BBB Tips

Signing The Contract
  • Terms and Conditions– All agreements and oral promises regarding the home improvement project should be put in writing to protect both you and the contractor. If you intend to do some of the work yourself or hire another contractor to do it, such terms should be written into the contract as well. The written contract should also include:
    • A thorough description of the work to be done, specifying all materials to be used in terms of quality, quantity, weight, color, size, or brand name;
    • The agreed upon starting and completion dates;
    • The total cost, with a breakdown of labor and material charges;
    • A payment schedule;
    • Any warranties and guarantees of workmanship;
    • The method for debris and material removal once the job is finished; and
    • Any additional information pertaining to how you want the contractor to perform, and the type of work you expect

In addition, make sure the written contract includes:

  • The contractor’s full name;
  • Address;
  • Telephone number; and
  • Professional license number.

Do not sign a partial or blank contract. Read every contract clause carefully and ask any questions you may have before signing. Then, retain a copy of the contract as soon as you sign, and file it in your records.

On any home improvement job, you should expect to make a downpayment representing approximately one-third of the total contract price. Excluding the downpayment, you should not make payments for any incomplete work. Schedule additional payments at weekly or monthly intervals or after completion of each phase of the project Again, all of these terms should be spelled out in the contract and clearly understood by both you and the remodeler.
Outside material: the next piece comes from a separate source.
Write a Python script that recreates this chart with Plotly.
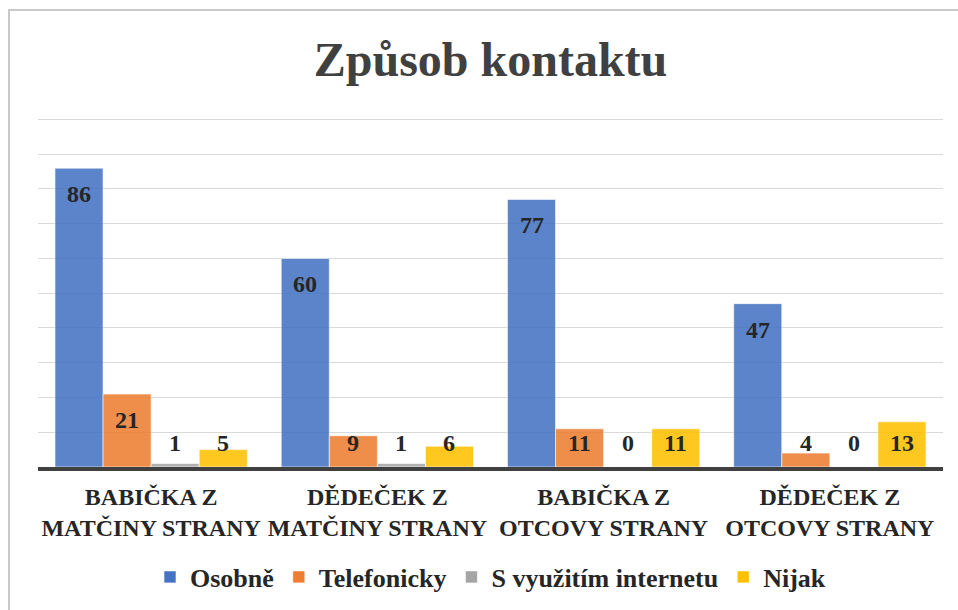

  • Cancellation Rights— When you sign a home improvement contract in your home and in the presence of a contractor, or contractor’s representative, you have three business days in which to change your mind and cancel the contract. The contractor is required to tell you about your cancellation rights and provide you with any cancellation forms. If you cancel, it is recommended that a notice of cancellation be sent to the contractor by telegram or certified mail, return receipt requested.
  • Lien Protection— For a large remodeling job that involves several subcontractors and a substantial financial commitment, you should protect yourself from liens against your home in the event the primary contractor does not pay the subcontractors or suppliers. You may do this by adding a release-of-lien clause to the contract or by placing your payments in an escrow account until the work is completed.
  • Warranty Clause— Any warranty offered by the contractor should be in writing and you should read it very carefully. The warranty must state whether it is a “FULL” warranty that gives the consumer certain automatic rights; or a “LIMITED” warranty that limits certain consumer rights. Also, the warranty clause should spell out all terms and conditions in clear language that you can easily understand.